-- Start Data supplied --

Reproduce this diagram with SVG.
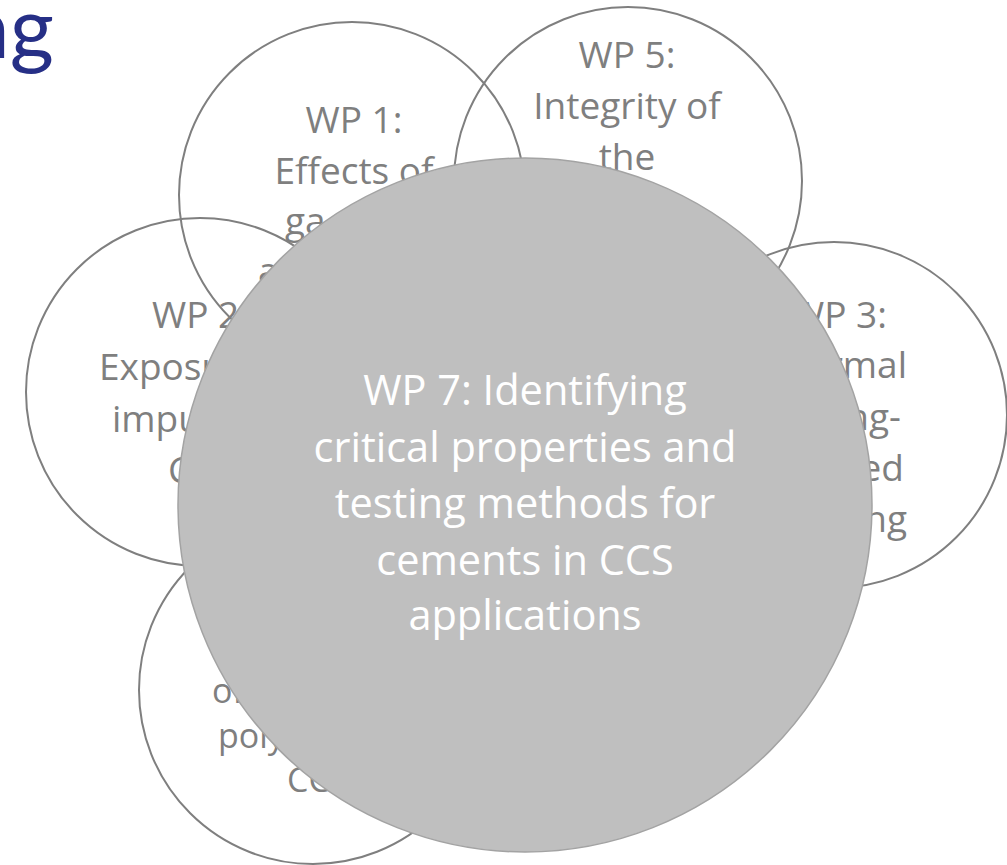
<svg xmlns="http://www.w3.org/2000/svg" width="1007" height="865" viewBox="0 0 1007 865">
<style>
.ring{fill:none;stroke:#7f7f7f;stroke-width:2}
.core{fill:#bfbfbf;stroke:#a3a3a3;stroke-width:1.5}
.t{font-family:"Open Sans","Liberation Sans",sans-serif;font-size:37px;fill:#7f7f7f}
.s{font-size:34px}
.m{text-anchor:middle}
.e{text-anchor:end}
.w{font-family:"Open Sans","Liberation Sans",sans-serif;font-size:41.5px;fill:#ffffff;text-anchor:middle}
.title{font-family:Lato,"Liberation Sans",sans-serif;font-size:85px;fill:#262f86;text-anchor:end}
</style>
<rect width="1007" height="865" fill="#ffffff"/>
<text class="title" x="54" y="58">ng</text>
<g id="wp1">
<circle class="ring" cx="352" cy="195" r="173"/>
<text class="t m" x="354" y="133">WP 1:</text>
<text class="t m" x="354" y="184">Effects of</text>
<text class="t" x="285" y="234">ga</text>
<text class="t" x="258" y="284">a</text>
</g>
<g id="wp5">
<circle class="ring" cx="628" cy="181" r="174"/>
<text class="t m" x="627" y="68">WP 5:</text>
<text class="t m" x="627" y="119">Integrity of</text>
<text class="t m" x="627" y="170">the</text>
</g>
<g id="wp2">
<circle class="ring" cx="200" cy="392" r="174"/>
<text class="t" x="152" y="328">WP 2:</text>
<text class="t" x="99" y="380">Exposure</text>
<text class="t" x="112" y="432">impurities</text>
<text class="t" x="168" y="483">CO2</text>
</g>
<g id="wp3">
<circle class="ring" cx="834" cy="415" r="173"/>
<text class="t e" x="887" y="328">WP 3:</text>
<text class="t e" x="907" y="378">Thermal</text>
<text class="t e" x="901" y="430">cycling-</text>
<text class="t e" x="904" y="481">induced</text>
<text class="t e" x="907" y="532">cracking</text>
</g>
<g id="wp4">
<circle class="ring" cx="313" cy="690" r="174"/>
<text class="t s" x="212" y="703">of</text>
<text class="t s" x="218" y="748">polymers</text>
<text class="t s" x="287" y="792">CCS</text>
</g>
<g id="wp7">
<circle class="core" cx="525" cy="505" r="347"/>
<text class="w" x="525" y="405">WP 7: Identifying</text>
<text class="w" x="525" y="462">critical properties and</text>
<text class="w" x="525" y="518">testing methods for</text>
<text class="w" x="525" y="575">cements in CCS</text>
<text class="w" x="525" y="630">applications</text>
</g>
<g id="connectors"></g>
</svg>
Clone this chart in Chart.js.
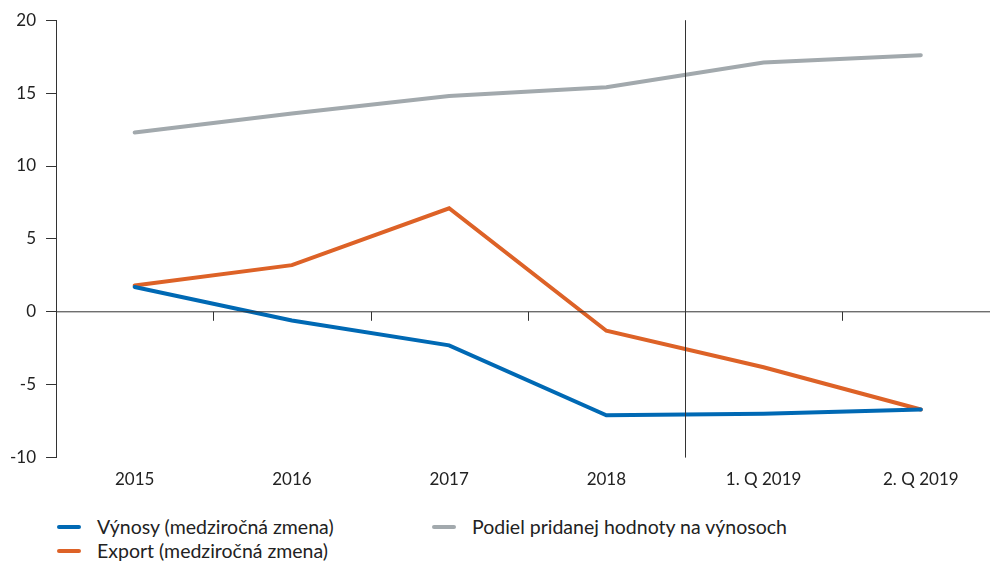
<!DOCTYPE html>
<html>
<head>
<meta charset="utf-8">
<script src="https://cdn.jsdelivr.net/npm/chart.js@4"></script>
<style>
  body { margin: 0; background: #fff; font-family: "Lato", "Open Sans", sans-serif; }
  #wrap { position: relative; width: 990px; height: 565px; }
  #chart { position: absolute; left: 0; top: 0; }
  #legend { position: absolute; left: 0; top: 512px; width: 990px; height: 50px; }
  .item { position: absolute; font-size: 19.5px; color: #222; display: flex; align-items: center; line-height: 24px; }
  .item span.mark { display: inline-block; width: 24px; height: 4px; border-radius: 2px; margin-right: 16px; }
</style>
</head>
<body>
<div id="wrap">
  <canvas id="chart" width="990" height="494"></canvas>
  <div id="legend"></div>
</div>
<script>
const categories = ["2015", "2016", "2017", "2018", "1. Q 2019", "2. Q 2019"];
const vynosy = [1.7, -0.6, -2.3, -7.1, -7.0, -6.7];
const export_ = [1.8, 3.2, 7.1, -1.3, -3.8, -6.7];
const podiel = [12.3, 13.6, 14.8, 15.4, 17.1, 17.6];
const yTicks = [-10, -5, 0, 5, 10, 15, 20];
const separatorAfter = 3; // line between 2018 and 1. Q 2019

const seriesNames = ["Výnosy (medziročná zmena)", "Export (medziročná zmena)", "Podiel pridanej hodnoty na výnosoch"];
const seriesColors = ["#0069b4", "#dd6227", "#a2a9ad"];

const toPoints = arr => arr.map((v, i) => ({ x: i, y: v }));

const axisLines = {
  id: "axisLines",
  afterDatasetsDraw(chart) {
    const { ctx, chartArea, scales } = chart;
    const x = scales.x, y = scales.y;
    const y0 = y.getPixelForValue(0);
    ctx.save();
    ctx.strokeStyle = "#333";
    ctx.lineWidth = 1;
    ctx.beginPath();
    ctx.moveTo(chartArea.left, y0);
    ctx.lineTo(chart.width, y0);
    for (let i = 0; i < categories.length - 1; i++) {
      const px = Math.round(x.getPixelForValue(i + 0.5)) + 0.5;
      if (i === separatorAfter) {
        ctx.moveTo(px, chartArea.top);
        ctx.lineTo(px, chartArea.bottom);
      } else {
        ctx.moveTo(px, y0);
        ctx.lineTo(px, y0 + 9);
      }
    }
    ctx.stroke();
    ctx.restore();
  }
};

const chart = new Chart(document.getElementById("chart"), {
  type: "line",
  data: {
    datasets: [
      { label: seriesNames[0], data: toPoints(vynosy), borderColor: seriesColors[0] },
      { label: seriesNames[1], data: toPoints(export_), borderColor: seriesColors[1] },
      { label: seriesNames[2], data: toPoints(podiel), borderColor: seriesColors[2] }
    ].map(d => Object.assign(d, { borderWidth: 4, pointRadius: 0, tension: 0, fill: false, borderCapStyle: "round" }))
  },
  options: {
    responsive: false,
    animation: false,
    layout: { padding: { top: 12, right: 0, left: 0, bottom: 0 } },
    plugins: { legend: { display: false }, tooltip: { enabled: false } },
    scales: {
      x: {
        type: "linear",
        min: -0.5,
        max: 5.44,
        grid: { display: false },
        border: { display: false },
        afterBuildTicks: s => { s.ticks = categories.map((c, i) => ({ value: i })); },
        ticks: {
          color: "#222",
          font: { family: "Lato", size: 17 },
          padding: 4,
          maxRotation: 0,
          callback: v => categories[v]
        }
      },
      y: {
        min: -10,
        max: 20,
        afterBuildTicks: s => { s.ticks = yTicks.map(v => ({ value: v })); },
        grid: { drawOnChartArea: false, drawTicks: true, tickLength: 10, color: "#333" },
        border: { color: "#333" },
        ticks: { color: "#222", font: { family: "Lato", size: 17 }, padding: 10 }
      }
    }
  },
  plugins: [axisLines]
});

// legend in two columns
const legend = document.getElementById("legend");
const legendPos = [[57, 3], [57, 27], [432, 3]];
seriesNames.forEach((name, i) => {
  const el = document.createElement("div");
  el.className = "item";
  el.style.left = legendPos[i][0] + "px";
  el.style.top = legendPos[i][1] + "px";
  el.innerHTML = '<span class="mark" style="background:' + seriesColors[i] + '"></span>' + name;
  legend.appendChild(el);
});
</script>
</body>
</html>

-- End Data supplied --

To do
Starting at the line that contains "Clone this chart in Chart.js." and ending at the line that contains "const toPoints = arr", give the lines again exactly. Do not include the pictures.

Solution below
Clone this chart in Chart.js.
<!DOCTYPE html>
<html>
<head>
<meta charset="utf-8">
<script src="https://cdn.jsdelivr.net/npm/chart.js@4"></script>
<style>
  body { margin: 0; background: #fff; font-family: "Lato", "Open Sans", sans-serif; }
  #wrap { position: relative; width: 990px; height: 565px; }
  #chart { position: absolute; left: 0; top: 0; }
  #legend { position: absolute; left: 0; top: 512px; width: 990px; height: 50px; }
  .item { position: absolute; font-size: 19.5px; color: #222; display: flex; align-items: center; line-height: 24px; }
  .item span.mark { display: inline-block; width: 24px; height: 4px; border-radius: 2px; margin-right: 16px; }
</style>
</head>
<body>
<div id="wrap">
  <canvas id="chart" width="990" height="494"></canvas>
  <div id="legend"></div>
</div>
<script>
const categories = ["2015", "2016", "2017", "2018", "1. Q 2019", "2. Q 2019"];
const vynosy = [1.7, -0.6, -2.3, -7.1, -7.0, -6.7];
const export_ = [1.8, 3.2, 7.1, -1.3, -3.8, -6.7];
const podiel = [12.3, 13.6, 14.8, 15.4, 17.1, 17.6];
const yTicks = [-10, -5, 0, 5, 10, 15, 20];
const separatorAfter = 3; // line between 2018 and 1. Q 2019

const seriesNames = ["Výnosy (medziročná zmena)", "Export (medziročná zmena)", "Podiel pridanej hodnoty na výnosoch"];
const seriesColors = ["#0069b4", "#dd6227", "#a2a9ad"];

const toPoints = arr => arr.map((v, i) => ({ x: i, y: v }));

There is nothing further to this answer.